(Records with drawing code)
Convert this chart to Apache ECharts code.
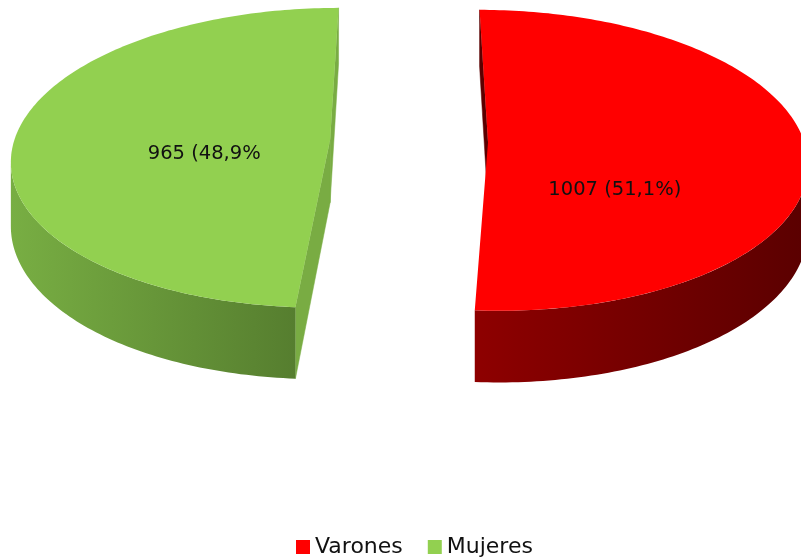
<!DOCTYPE html>
<html><head><meta charset="utf-8">
<script src="https://cdn.jsdelivr.net/npm/echarts@6/dist/echarts.min.js"></script>
<style>html,body{margin:0;padding:0;background:#fff}#c{width:801px;height:559px}</style>
</head><body><div id="c"></div>
<script>
// ---- data ----
const categories = ['Varones', 'Mujeres'];
const values = [1007, 965];
const labelTexts = ['1007 (51,1%)', '965 (48,9%'];

// ---- styles ----
const topColors = ['#FF0000', '#92D050'];
const wallStops = [['#8E0000', '#5A0000'], ['#78AE43', '#567E2F']];
const cutColors = ['#5C0000', '#79AC43'];
const labelShift = [[0, 46], [0, 16]];

const G = {cx: 409, cy: 141, A: 316, B: 148, H: 63, q: 0.12, e: 0.25, start: 0};
const total = values.reduce((s, v) => s + v, 0);
const rad = d => d * Math.PI / 180;

function proj(X, Z, bottom) {
  const s = 1 / (1 + G.q * Z);
  return [G.cx + G.A * X * s, G.cy - G.B * Z * s + (bottom ? G.H * s : 0)];
}
function startAngle(i) {
  let before = 0;
  for (let k = 0; k < i; k++) before += values[k];
  return G.start + before / total * 360;
}
const cross = (u, v) => u[0] * v[1] - u[1] * v[0];

function renderSlice(i) {
  return function (params, api) {
    const v = api.value(0);
    const a0 = startAngle(i);
    const a1 = a0 + v / total * 360;
    const mid = (a0 + a1) / 2;
    const ex = G.e * Math.sin(rad(mid)), ez = G.e * Math.cos(rad(mid));
    const P = (th, r, bottom) => proj(ex + r * Math.sin(rad(th)), ez + r * Math.cos(rad(th)), bottom);
    const children = [];
    const C = P(0, 0, false), Cb = P(0, 0, true);

    let thR = 0, thL = 0, xmax = -1e9, xmin = 1e9;
    for (let t = 0; t < 360; t += 0.25) {
      const p = P(t, 1, false);
      if (p[0] > xmax) { xmax = p[0]; thR = t; }
      if (p[0] < xmin) { xmin = p[0]; thL = t; }
    }

    [a0, a1].forEach((th, k) => {
      const E = P(th, 1, false), Eb = P(th, 1, true);
      const d = [E[0] - C[0], E[1] - C[1]];
      const Mp = P(k === 0 ? th + 5 : th - 5, 1, false);
      const m = [Mp[0] - C[0], Mp[1] - C[1]];
      if (Math.sign(cross(d, m)) !== Math.sign(cross(d, [0, 1]))) {
        children.push({type: 'polygon', shape: {points: [C, E, Eb, Cb]},
          style: {fill: cutColors[i], stroke: cutColors[i], lineWidth: 0.5}});
      }
    });

    [-360, 0, 360].forEach(sh => {
      const lo = Math.max(a0, thR + sh), hi = Math.min(a1, thL + sh);
      if (hi > lo) {
        const topPts = [], botPts = [];
        const n = Math.max(2, Math.ceil(hi - lo));
        for (let j = 0; j <= n; j++) {
          const t = lo + (hi - lo) * j / n;
          topPts.push(P(t, 1, false));
          botPts.push(P(t, 1, true));
        }
        const pts = topPts.concat(botPts.reverse());
        let x0 = 1e9, x1 = -1e9;
        pts.forEach(p => { x0 = Math.min(x0, p[0]); x1 = Math.max(x1, p[0]); });
        children.push({type: 'polygon', shape: {points: pts},
          style: {fill: new echarts.graphic.LinearGradient(x0, 0, x1, 0,
            [{offset: 0, color: wallStops[i][0]}, {offset: 1, color: wallStops[i][1]}], true)}});
      }
    });

    const topPts = [C];
    const n = Math.ceil(a1 - a0);
    for (let j = 0; j <= n; j++) topPts.push(P(a0 + (a1 - a0) * j / n, 1, false));
    children.push({type: 'polygon', shape: {points: topPts}, style: {fill: topColors[i]}});

    const L = P(mid, 0.4, false);
    children.push({type: 'text', style: {text: labelTexts[i], x: L[0] + labelShift[i][0], y: L[1] + labelShift[i][1],
      fill: '#111', font: '19.5px "DejaVu Sans"', align: 'center', verticalAlign: 'middle'}});

    return {type: 'group', children};
  };
}

const chart = echarts.init(document.getElementById('c'), null, {renderer: 'canvas'});
chart.setOption({
  animation: false,
  backgroundColor: '#fff',
  legend: {
    data: categories, left: 291, top: 531, icon: 'rect', itemWidth: 14, itemHeight: 14, itemGap: 25,
    selectedMode: false,
    textStyle: {fontFamily: 'DejaVu Sans', fontSize: 22, color: '#111'}
  },
  series: categories.map((name, i) => ({
    type: 'custom', name, coordinateSystem: 'none', silent: true,
    itemStyle: {color: topColors[i]},
    data: [[values[i]]],
    renderItem: renderSlice(i)
  }))
});
</script></body></html>
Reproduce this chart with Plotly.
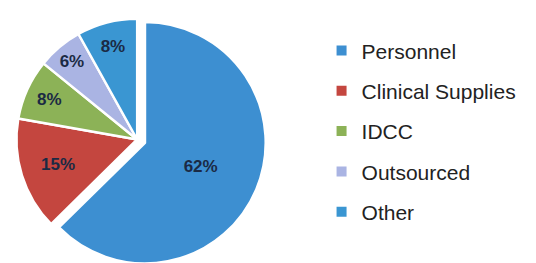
import plotly.graph_objects as go

categories = ["Personnel", "Clinical Supplies", "IDCC", "Outsourced", "Other"]
values = [62, 15, 8, 6, 8]
colors = ["#3d8fd1", "#c4463f", "#8cb257", "#aab4e3", "#3a96d2"]
pulls = [0.07, 0, 0, 0, 0]

fig = go.Figure()
fig.add_trace(go.Pie(
    labels=categories, values=values, sort=False, direction="clockwise", rotation=0,
    pull=pulls, marker=dict(colors=colors, line=dict(color="white", width=2.5)),
    texttemplate="<b>%{value}%</b>", textposition="inside", insidetextorientation="horizontal",
    textfont=dict(family="Liberation Sans", size=17, color="#1b2a44"),
    domain=dict(x=[0, 0.482], y=[0, 1]), showlegend=False, hoverinfo="skip",
))
for c, col in zip(categories, colors):
    fig.add_trace(go.Scatter(x=[None], y=[None], mode="markers", name=c, legendgroup=c,
                             marker=dict(symbol="square", size=10, color=col)))

fig.update_layout(
    width=536, height=263, margin=dict(l=0, r=0, t=0, b=0),
    paper_bgcolor="white", plot_bgcolor="white",
    xaxis=dict(visible=False), yaxis=dict(visible=False),
    legend=dict(x=0.585, y=0.915, xanchor="left", yanchor="top", tracegroupgap=10,
                font=dict(family="Liberation Sans", size=21, color="#222222"),
                bgcolor="rgba(0,0,0,0)"),
)
fig.write_html("out.html")
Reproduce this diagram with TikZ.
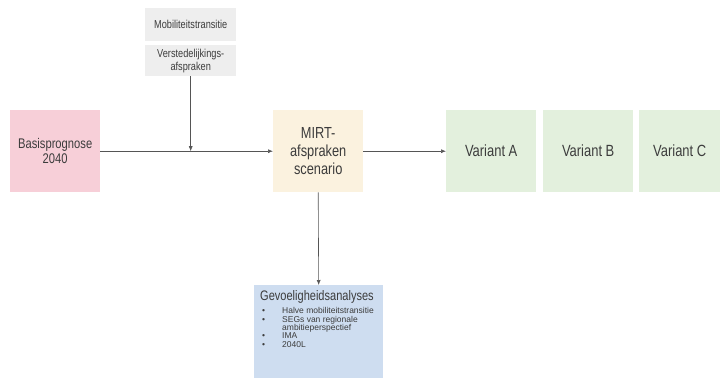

Problem requirements:
Repeat the material exactly as it reads, without any of its pictures.

The completed task:
Convert this chart to Apache ECharts code.
<!DOCTYPE html>
<html><head><meta charset="utf-8">
<script src="https://cdn.jsdelivr.net/npm/echarts@6/dist/echarts.min.js"></script>
<style>html,body{margin:0;padding:0;background:#fff}#c{width:801px;height:559px}</style>
</head><body><div id="c"></div>
<script>
// ---- data ----
const categories = ['Varones', 'Mujeres'];
const values = [1007, 965];
const labelTexts = ['1007 (51,1%)', '965 (48,9%'];

// ---- styles ----
const topColors = ['#FF0000', '#92D050'];
const wallStops = [['#8E0000', '#5A0000'], ['#78AE43', '#567E2F']];
const cutColors = ['#5C0000', '#79AC43'];
const labelShift = [[0, 46], [0, 16]];

const G = {cx: 409, cy: 141, A: 316, B: 148, H: 63, q: 0.12, e: 0.25, start: 0};
const total = values.reduce((s, v) => s + v, 0);
const rad = d => d * Math.PI / 180;

function proj(X, Z, bottom) {
  const s = 1 / (1 + G.q * Z);
  return [G.cx + G.A * X * s, G.cy - G.B * Z * s + (bottom ? G.H * s : 0)];
}
function startAngle(i) {
  let before = 0;
  for (let k = 0; k < i; k++) before += values[k];
  return G.start + before / total * 360;
}
const cross = (u, v) => u[0] * v[1] - u[1] * v[0];

function renderSlice(i) {
  return function (params, api) {
    const v = api.value(0);
    const a0 = startAngle(i);
    const a1 = a0 + v / total * 360;
    const mid = (a0 + a1) / 2;
    const ex = G.e * Math.sin(rad(mid)), ez = G.e * Math.cos(rad(mid));
    const P = (th, r, bottom) => proj(ex + r * Math.sin(rad(th)), ez + r * Math.cos(rad(th)), bottom);
    const children = [];
    const C = P(0, 0, false), Cb = P(0, 0, true);

    let thR = 0, thL = 0, xmax = -1e9, xmin = 1e9;
    for (let t = 0; t < 360; t += 0.25) {
      const p = P(t, 1, false);
      if (p[0] > xmax) { xmax = p[0]; thR = t; }
      if (p[0] < xmin) { xmin = p[0]; thL = t; }
    }

    [a0, a1].forEach((th, k) => {
      const E = P(th, 1, false), Eb = P(th, 1, true);
      const d = [E[0] - C[0], E[1] - C[1]];
      const Mp = P(k === 0 ? th + 5 : th - 5, 1, false);
      const m = [Mp[0] - C[0], Mp[1] - C[1]];
      if (Math.sign(cross(d, m)) !== Math.sign(cross(d, [0, 1]))) {
        children.push({type: 'polygon', shape: {points: [C, E, Eb, Cb]},
          style: {fill: cutColors[i], stroke: cutColors[i], lineWidth: 0.5}});
      }
    });

    [-360, 0, 360].forEach(sh => {
      const lo = Math.max(a0, thR + sh), hi = Math.min(a1, thL + sh);
      if (hi > lo) {
        const topPts = [], botPts = [];
        const n = Math.max(2, Math.ceil(hi - lo));
        for (let j = 0; j <= n; j++) {
          const t = lo + (hi - lo) * j / n;
          topPts.push(P(t, 1, false));
          botPts.push(P(t, 1, true));
        }
        const pts = topPts.concat(botPts.reverse());
        let x0 = 1e9, x1 = -1e9;
        pts.forEach(p => { x0 = Math.min(x0, p[0]); x1 = Math.max(x1, p[0]); });
        children.push({type: 'polygon', shape: {points: pts},
          style: {fill: new echarts.graphic.LinearGradient(x0, 0, x1, 0,
            [{offset: 0, color: wallStops[i][0]}, {offset: 1, color: wallStops[i][1]}], true)}});
      }
    });

    const topPts = [C];
    const n = Math.ceil(a1 - a0);
    for (let j = 0; j <= n; j++) topPts.push(P(a0 + (a1 - a0) * j / n, 1, false));
    children.push({type: 'polygon', shape: {points: topPts}, style: {fill: topColors[i]}});

    const L = P(mid, 0.4, false);
    children.push({type: 'text', style: {text: labelTexts[i], x: L[0] + labelShift[i][0], y: L[1] + labelShift[i][1],
      fill: '#111', font: '19.5px "DejaVu Sans"', align: 'center', verticalAlign: 'middle'}});

    return {type: 'group', children};
  };
}

const chart = echarts.init(document.getElementById('c'), null, {renderer: 'canvas'});
chart.setOption({
  animation: false,
  backgroundColor: '#fff',
  legend: {
    data: categories, left: 291, top: 531, icon: 'rect', itemWidth: 14, itemHeight: 14, itemGap: 25,
    selectedMode: false,
    textStyle: {fontFamily: 'DejaVu Sans', fontSize: 22, color: '#111'}
  },
  series: categories.map((name, i) => ({
    type: 'custom', name, coordinateSystem: 'none', silent: true,
    itemStyle: {color: topColors[i]},
    data: [[values[i]]],
    renderItem: renderSlice(i)
  }))
});
</script></body></html>
Reproduce this chart with Plotly.
import plotly.graph_objects as go

categories = ["Personnel", "Clinical Supplies", "IDCC", "Outsourced", "Other"]
values = [62, 15, 8, 6, 8]
colors = ["#3d8fd1", "#c4463f", "#8cb257", "#aab4e3", "#3a96d2"]
pulls = [0.07, 0, 0, 0, 0]

fig = go.Figure()
fig.add_trace(go.Pie(
    labels=categories, values=values, sort=False, direction="clockwise", rotation=0,
    pull=pulls, marker=dict(colors=colors, line=dict(color="white", width=2.5)),
    texttemplate="<b>%{value}%</b>", textposition="inside", insidetextorientation="horizontal",
    textfont=dict(family="Liberation Sans", size=17, color="#1b2a44"),
    domain=dict(x=[0, 0.482], y=[0, 1]), showlegend=False, hoverinfo="skip",
))
for c, col in zip(categories, colors):
    fig.add_trace(go.Scatter(x=[None], y=[None], mode="markers", name=c, legendgroup=c,
                             marker=dict(symbol="square", size=10, color=col)))

fig.update_layout(
    width=536, height=263, margin=dict(l=0, r=0, t=0, b=0),
    paper_bgcolor="white", plot_bgcolor="white",
    xaxis=dict(visible=False), yaxis=dict(visible=False),
    legend=dict(x=0.585, y=0.915, xanchor="left", yanchor="top", tracegroupgap=10,
                font=dict(family="Liberation Sans", size=21, color="#222222"),
                bgcolor="rgba(0,0,0,0)"),
)
fig.write_html("out.html")
Reproduce this diagram with TikZ.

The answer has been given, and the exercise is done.